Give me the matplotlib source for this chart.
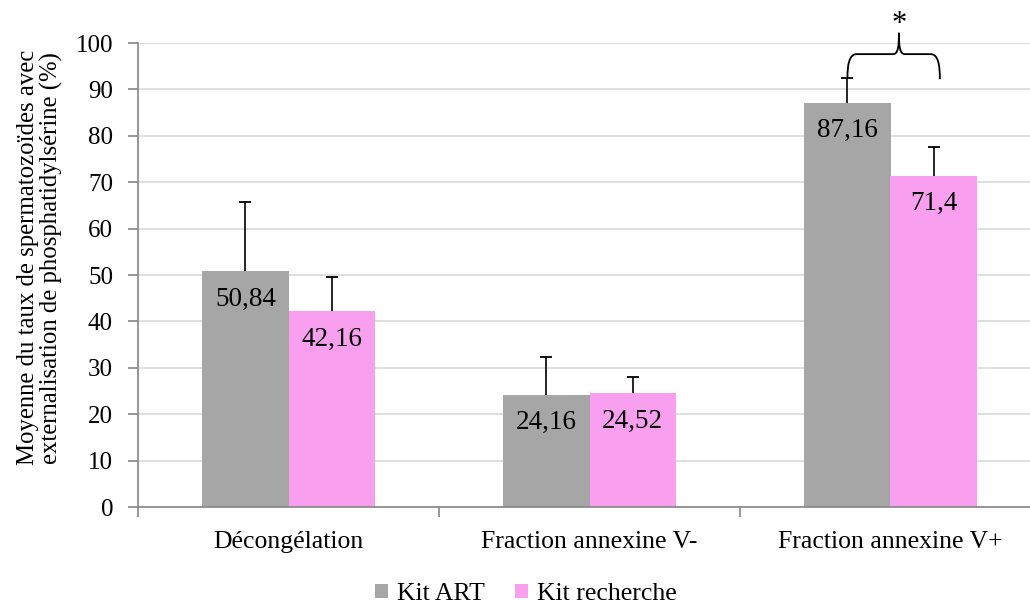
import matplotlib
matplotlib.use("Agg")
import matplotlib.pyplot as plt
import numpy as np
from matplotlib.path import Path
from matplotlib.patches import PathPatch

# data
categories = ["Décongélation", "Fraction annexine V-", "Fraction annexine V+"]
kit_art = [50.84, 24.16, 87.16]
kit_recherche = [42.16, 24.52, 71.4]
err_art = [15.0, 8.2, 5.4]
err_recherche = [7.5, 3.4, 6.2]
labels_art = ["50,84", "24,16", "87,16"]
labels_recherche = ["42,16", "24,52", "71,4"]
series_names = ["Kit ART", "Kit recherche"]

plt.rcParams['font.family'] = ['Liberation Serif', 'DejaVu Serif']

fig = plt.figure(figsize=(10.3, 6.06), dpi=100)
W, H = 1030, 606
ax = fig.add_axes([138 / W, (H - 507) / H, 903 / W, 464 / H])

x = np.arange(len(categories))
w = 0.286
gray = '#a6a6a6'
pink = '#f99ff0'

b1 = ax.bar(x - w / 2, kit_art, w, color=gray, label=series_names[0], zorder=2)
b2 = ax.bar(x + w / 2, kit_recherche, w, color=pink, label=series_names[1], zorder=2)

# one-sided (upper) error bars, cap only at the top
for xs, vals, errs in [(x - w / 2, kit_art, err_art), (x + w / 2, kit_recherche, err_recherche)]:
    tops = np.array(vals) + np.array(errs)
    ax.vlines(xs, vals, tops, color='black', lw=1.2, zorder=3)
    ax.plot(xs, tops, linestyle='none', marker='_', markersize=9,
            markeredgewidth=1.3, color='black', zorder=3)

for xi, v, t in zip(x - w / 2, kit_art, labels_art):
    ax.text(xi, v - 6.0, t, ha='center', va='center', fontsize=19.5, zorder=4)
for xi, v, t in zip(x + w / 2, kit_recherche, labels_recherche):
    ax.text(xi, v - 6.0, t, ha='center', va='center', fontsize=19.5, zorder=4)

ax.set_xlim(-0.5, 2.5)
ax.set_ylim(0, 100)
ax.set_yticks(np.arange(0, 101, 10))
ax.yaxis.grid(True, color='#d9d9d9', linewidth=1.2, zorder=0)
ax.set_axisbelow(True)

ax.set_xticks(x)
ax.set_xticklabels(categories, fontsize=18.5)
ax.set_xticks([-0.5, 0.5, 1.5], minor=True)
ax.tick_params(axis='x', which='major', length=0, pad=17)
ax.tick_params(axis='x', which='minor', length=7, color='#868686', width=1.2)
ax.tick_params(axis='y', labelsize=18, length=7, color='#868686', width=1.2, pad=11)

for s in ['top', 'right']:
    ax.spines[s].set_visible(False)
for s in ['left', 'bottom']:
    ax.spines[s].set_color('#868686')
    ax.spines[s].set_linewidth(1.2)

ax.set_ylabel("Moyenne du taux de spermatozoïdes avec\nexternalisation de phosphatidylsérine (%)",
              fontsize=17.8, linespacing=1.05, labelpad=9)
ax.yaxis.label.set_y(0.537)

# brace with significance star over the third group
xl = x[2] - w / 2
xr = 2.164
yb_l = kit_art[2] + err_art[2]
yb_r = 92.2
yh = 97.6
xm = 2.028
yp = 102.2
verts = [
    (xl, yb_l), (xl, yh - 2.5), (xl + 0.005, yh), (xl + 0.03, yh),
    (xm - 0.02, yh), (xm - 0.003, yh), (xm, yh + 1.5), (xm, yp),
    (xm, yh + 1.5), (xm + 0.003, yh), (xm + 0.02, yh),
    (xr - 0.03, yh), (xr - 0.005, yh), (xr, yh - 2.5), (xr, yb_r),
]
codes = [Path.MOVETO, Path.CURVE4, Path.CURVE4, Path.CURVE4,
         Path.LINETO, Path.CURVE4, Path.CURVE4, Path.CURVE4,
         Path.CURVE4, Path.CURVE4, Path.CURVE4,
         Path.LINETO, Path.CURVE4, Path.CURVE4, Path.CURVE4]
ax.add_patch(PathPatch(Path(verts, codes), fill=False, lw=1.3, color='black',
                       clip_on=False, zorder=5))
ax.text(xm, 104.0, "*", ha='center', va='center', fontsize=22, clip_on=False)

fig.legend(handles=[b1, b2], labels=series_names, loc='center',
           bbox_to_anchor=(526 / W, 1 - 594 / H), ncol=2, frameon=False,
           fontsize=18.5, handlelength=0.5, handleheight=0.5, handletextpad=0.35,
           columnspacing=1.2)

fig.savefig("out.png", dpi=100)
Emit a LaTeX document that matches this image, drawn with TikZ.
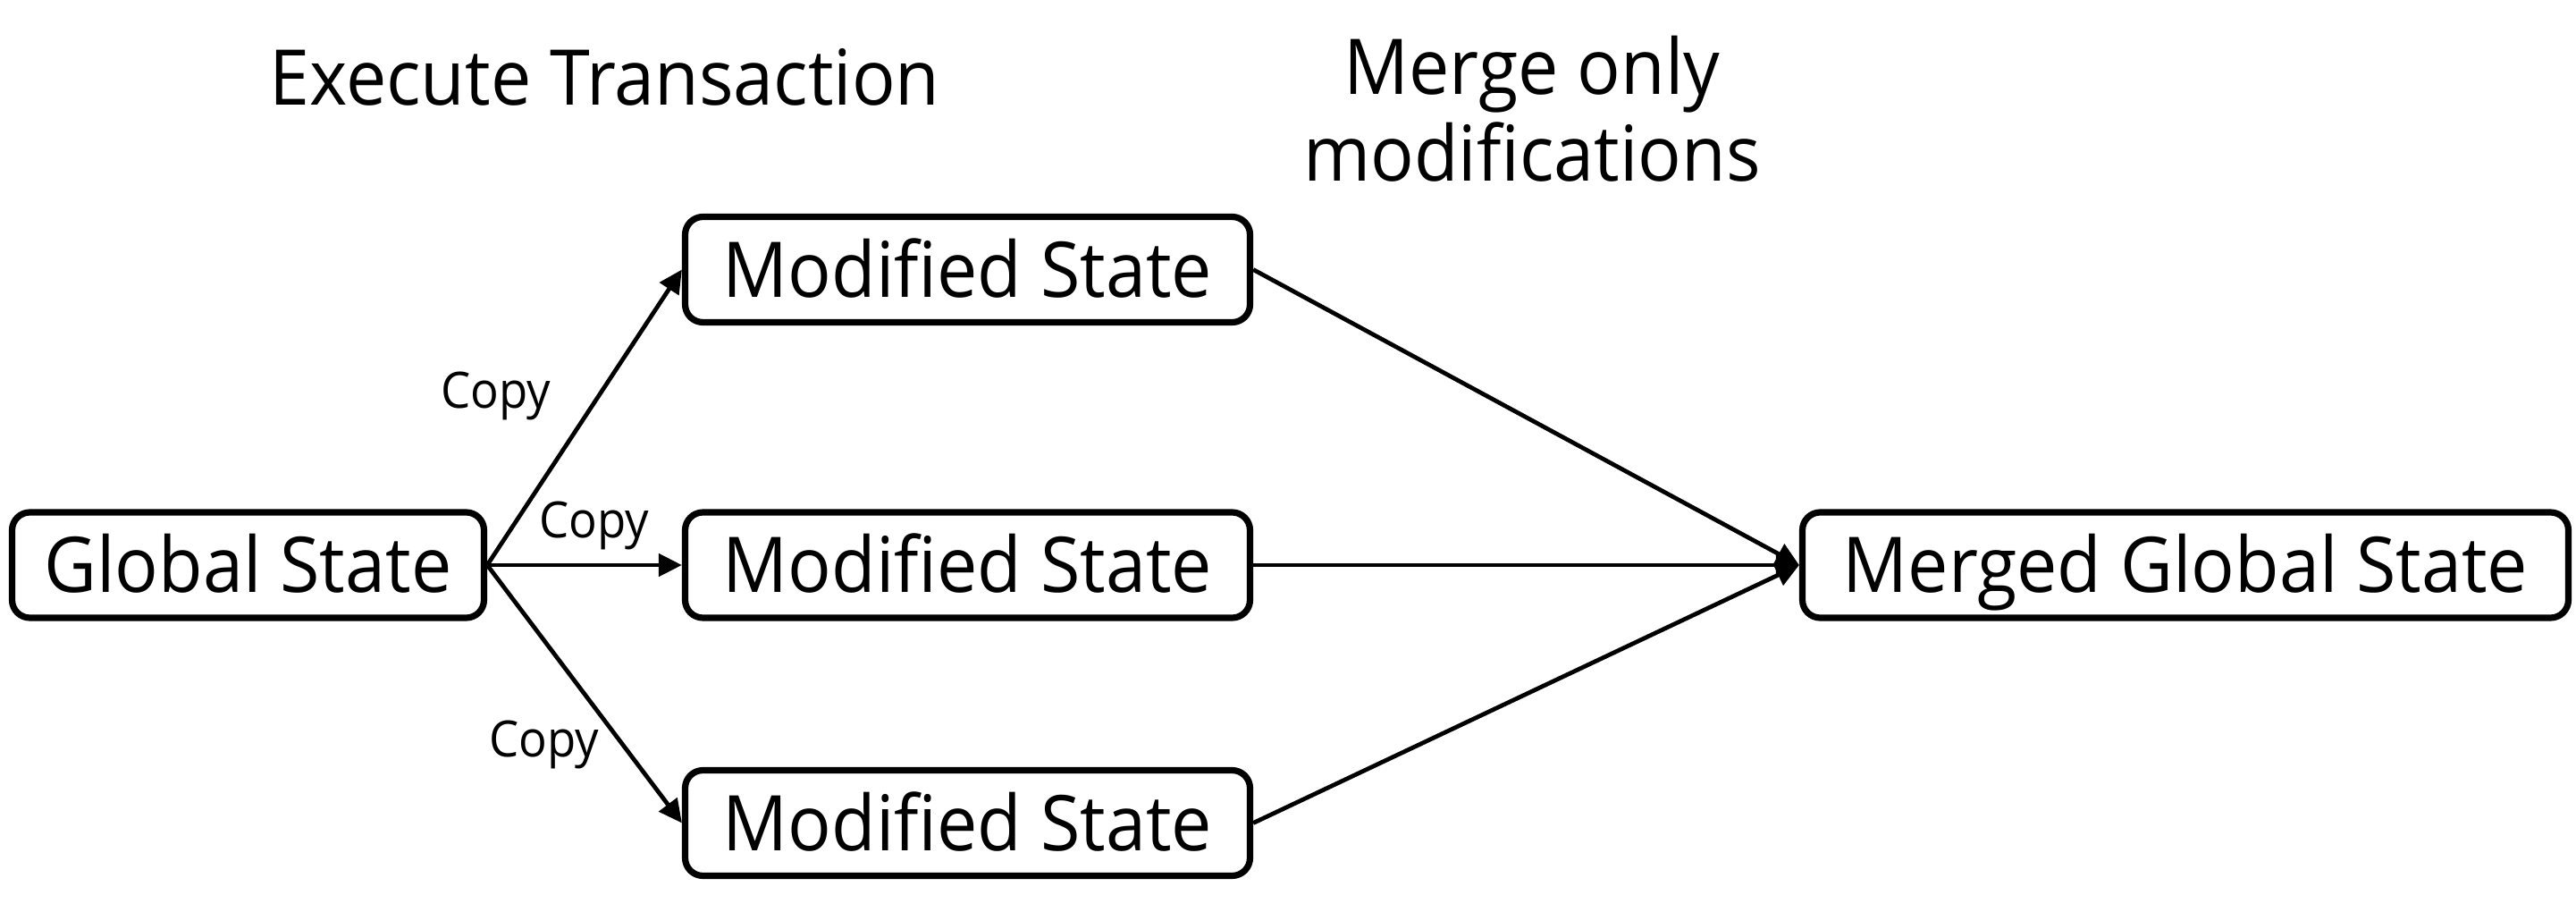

> **Problem**
Each entry must be retyped word for word, with every image omitted.

> **Solution to this task**
Give me the matplotlib source for this chart.
import matplotlib
matplotlib.use("Agg")
import matplotlib.pyplot as plt
import numpy as np
from matplotlib.path import Path
from matplotlib.patches import PathPatch

# data
categories = ["Décongélation", "Fraction annexine V-", "Fraction annexine V+"]
kit_art = [50.84, 24.16, 87.16]
kit_recherche = [42.16, 24.52, 71.4]
err_art = [15.0, 8.2, 5.4]
err_recherche = [7.5, 3.4, 6.2]
labels_art = ["50,84", "24,16", "87,16"]
labels_recherche = ["42,16", "24,52", "71,4"]
series_names = ["Kit ART", "Kit recherche"]

plt.rcParams['font.family'] = ['Liberation Serif', 'DejaVu Serif']

fig = plt.figure(figsize=(10.3, 6.06), dpi=100)
W, H = 1030, 606
ax = fig.add_axes([138 / W, (H - 507) / H, 903 / W, 464 / H])

x = np.arange(len(categories))
w = 0.286
gray = '#a6a6a6'
pink = '#f99ff0'

b1 = ax.bar(x - w / 2, kit_art, w, color=gray, label=series_names[0], zorder=2)
b2 = ax.bar(x + w / 2, kit_recherche, w, color=pink, label=series_names[1], zorder=2)

# one-sided (upper) error bars, cap only at the top
for xs, vals, errs in [(x - w / 2, kit_art, err_art), (x + w / 2, kit_recherche, err_recherche)]:
    tops = np.array(vals) + np.array(errs)
    ax.vlines(xs, vals, tops, color='black', lw=1.2, zorder=3)
    ax.plot(xs, tops, linestyle='none', marker='_', markersize=9,
            markeredgewidth=1.3, color='black', zorder=3)

for xi, v, t in zip(x - w / 2, kit_art, labels_art):
    ax.text(xi, v - 6.0, t, ha='center', va='center', fontsize=19.5, zorder=4)
for xi, v, t in zip(x + w / 2, kit_recherche, labels_recherche):
    ax.text(xi, v - 6.0, t, ha='center', va='center', fontsize=19.5, zorder=4)

ax.set_xlim(-0.5, 2.5)
ax.set_ylim(0, 100)
ax.set_yticks(np.arange(0, 101, 10))
ax.yaxis.grid(True, color='#d9d9d9', linewidth=1.2, zorder=0)
ax.set_axisbelow(True)

ax.set_xticks(x)
ax.set_xticklabels(categories, fontsize=18.5)
ax.set_xticks([-0.5, 0.5, 1.5], minor=True)
ax.tick_params(axis='x', which='major', length=0, pad=17)
ax.tick_params(axis='x', which='minor', length=7, color='#868686', width=1.2)
ax.tick_params(axis='y', labelsize=18, length=7, color='#868686', width=1.2, pad=11)

for s in ['top', 'right']:
    ax.spines[s].set_visible(False)
for s in ['left', 'bottom']:
    ax.spines[s].set_color('#868686')
    ax.spines[s].set_linewidth(1.2)

ax.set_ylabel("Moyenne du taux de spermatozoïdes avec\nexternalisation de phosphatidylsérine (%)",
              fontsize=17.8, linespacing=1.05, labelpad=9)
ax.yaxis.label.set_y(0.537)

# brace with significance star over the third group
xl = x[2] - w / 2
xr = 2.164
yb_l = kit_art[2] + err_art[2]
yb_r = 92.2
yh = 97.6
xm = 2.028
yp = 102.2
verts = [
    (xl, yb_l), (xl, yh - 2.5), (xl + 0.005, yh), (xl + 0.03, yh),
    (xm - 0.02, yh), (xm - 0.003, yh), (xm, yh + 1.5), (xm, yp),
    (xm, yh + 1.5), (xm + 0.003, yh), (xm + 0.02, yh),
    (xr - 0.03, yh), (xr - 0.005, yh), (xr, yh - 2.5), (xr, yb_r),
]
codes = [Path.MOVETO, Path.CURVE4, Path.CURVE4, Path.CURVE4,
         Path.LINETO, Path.CURVE4, Path.CURVE4, Path.CURVE4,
         Path.CURVE4, Path.CURVE4, Path.CURVE4,
         Path.LINETO, Path.CURVE4, Path.CURVE4, Path.CURVE4]
ax.add_patch(PathPatch(Path(verts, codes), fill=False, lw=1.3, color='black',
                       clip_on=False, zorder=5))
ax.text(xm, 104.0, "*", ha='center', va='center', fontsize=22, clip_on=False)

fig.legend(handles=[b1, b2], labels=series_names, loc='center',
           bbox_to_anchor=(526 / W, 1 - 594 / H), ncol=2, frameon=False,
           fontsize=18.5, handlelength=0.5, handleheight=0.5, handletextpad=0.35,
           columnspacing=1.2)

fig.savefig("out.png", dpi=100)
Emit a LaTeX document that matches this image, drawn with TikZ.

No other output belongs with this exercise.